Correlated Subqueries –
All of the subqueries shown thus far have been independent of their containing statements, meaning that you can execute them by themselves and inspect the results. A correlated subquery, on the other hand, is dependent on its containing statement from which it references one or more columns. Unlike a noncorrelated subquery, a correlated subquery is not executed once prior to execution of the containing statement; instead, the correlated subquery is executed once for each candidate row (rows that might be included in the final results). For example, the following query uses a correlated subquery to count the number of film rentals for each customer, and the containing query then retrieves those customers who have rented exactly 20 films:
SELECT c.first_name, c.last_name FROM customer c WHERE 20 = (SELECT count(*) FROM rental r WHERE r.customer_id = c.customer_id);
The reference to c.customer_id at the very end of the subquery is what makes the subquery correlated; the containing query must supply values for c.customer_id for the subquery to execute. In this case, the containing query retrieves all 599 rows from the customer table and executes the subquery once for each customer, passing in the appropriate customer ID for each execution.

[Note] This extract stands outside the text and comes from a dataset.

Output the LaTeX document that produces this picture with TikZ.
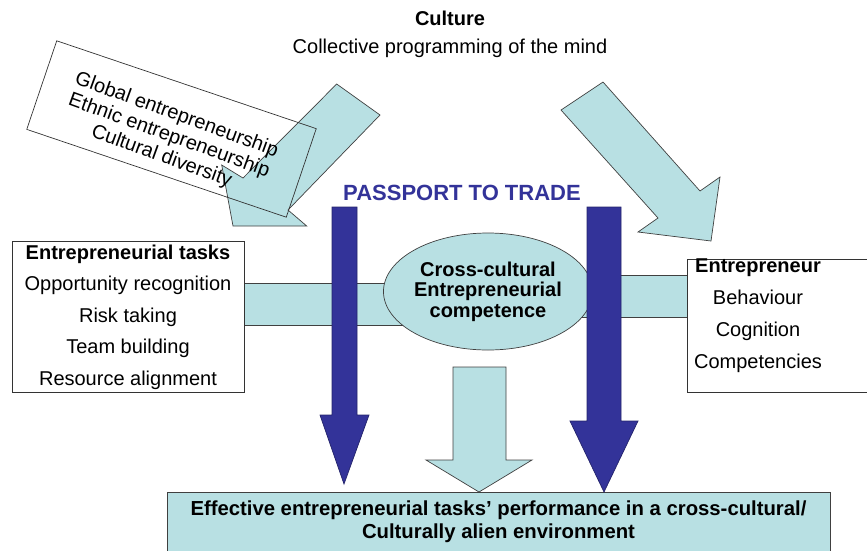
\documentclass[tikz,border=0pt]{standalone}
\usepackage{fontspec}
\setmainfont{Liberation Sans}
\usetikzlibrary{shapes.geometric}
\definecolor{tealfill}{RGB}{184,224,227}
\definecolor{passblue}{RGB}{51,51,153}
\tikzset{
  lightshape/.style={fill=tealfill,draw=black!75,line width=0.7pt},
  navyarrow/.style={fill=passblue,draw=passblue!70!black,line width=0.7pt},
  plainbox/.style={draw=black!80,line width=0.7pt},
  bodytext/.style={font=\fontsize{20}{24}\selectfont}
}
\begin{document}
\begin{tikzpicture}[x=1pt,y=-1pt]
                \useasboundingbox (0,0) rectangle (867,550);
                \clip (0,0) rectangle (867,550);
                %% Culture arrows
                \draw[lightshape] (336.7,84) -- (243,178) -- (221.7,165) -- (233,226)
                    -- (306.7,226) -- (288,210) -- (380,115) -- cycle;
                \draw[lightshape] (603,82) -- (700,191) -- (720,177) -- (711,241)
                    -- (638,232) -- (658,218) -- (561,110) -- cycle;
                %% Bars to the competence
                \draw[lightshape] (244,283) rectangle (430,325);
                \draw[lightshape] (540,275) rectangle (687,317);
                \draw[lightshape] (453,367) -- (506,367) -- (506,460) -- (532,460)
                    -- (479,492) -- (426,460) -- (453,460) -- cycle;
                %% Texts
                \node[bodytext,font=\bfseries\fontsize{20}{24}\selectfont] (culture) at (450,18) {Culture};
                \node[bodytext] (mind) at (450,48) {Collective programming of the mind};
                \node[plainbox,rotate=-18.7,minimum width=274pt,minimum height=93.5pt] (globalbox) at (171.5,129) {};
                \node[rotate=-20,align=center,font=\fontsize{20}{22}\selectfont] (globaltext) at (169,136)
                    {Global entrepreneurship\\Ethnic entrepreneurship\\Cultural diversity};
                \node[text=passblue,font=\bfseries\fontsize{22}{26}\selectfont] (passport) at (462,193) {PASSPORT TO TRADE};
                \node[plainbox,fill=white,minimum width=232pt,minimum height=150pt,align=center,
                    font=\fontsize{20}{31.5}\selectfont] (tasks) at (128,317)
                    {\textbf{Entrepreneurial tasks}\\Opportunity recognition\\Risk taking\\Team building\\Resource alignment};
                \node[lightshape,ellipse,minimum width=163pt,minimum height=117pt,inner sep=0pt,align=center,
                    font=\bfseries\fontsize{20}{20.5}\selectfont] (comp) at (488,291.5)
                    {Cross-cultural\\Entrepreneurial\\competence};
                \node[plainbox,fill=white,anchor=north west,minimum width=200pt,minimum height=133pt] (entrebox) at (687,259) {};
                \node[align=center,font=\fontsize{20}{32}\selectfont] (entre) at (758,316)
                    {\textbf{Entrepreneur}\\Behaviour\\Cognition\\Competencies};
                \node[lightshape,minimum width=663pt,minimum height=60pt,align=center,
                    font=\bfseries\fontsize{20.3}{23}\selectfont] (perf) at (498.5,522)
                    {Effective entrepreneurial tasks’ performance in a cross-cultural/\\Culturally alien environment};
                %% Passport arrows
                \draw[navyarrow] (332,207) -- (357,207) -- (357,415) -- (369,415)
                    -- (344,484) -- (320,415) -- (332,415) -- cycle;
                \draw[navyarrow] (587,207) -- (621,207) -- (621,421) -- (638,421)
                    -- (604,492) -- (570,421) -- (587,421) -- cycle;
\end{tikzpicture}
\end{document}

If the subquery returns the value 20, then the filter condition is met, and the row is added to the result set.
Along with equality conditions, you can use correlated subqueries in other types of conditions, such as the range condition illustrated here.
SELECT c.first_name, c.last_name FROM customer c WHERE (SELECT sum(p.amount) FROM payment p WHERE p.customer_id = c.customer_id) BETWEEN 180 AND 240;
This variation on the previous query finds all customers whose total payments for all film rentals are between $180 and $240. Once again, the correlated subquery is executed 599 times (once for each customer row), and each execution of the subquery returns the total account balance for the given customer.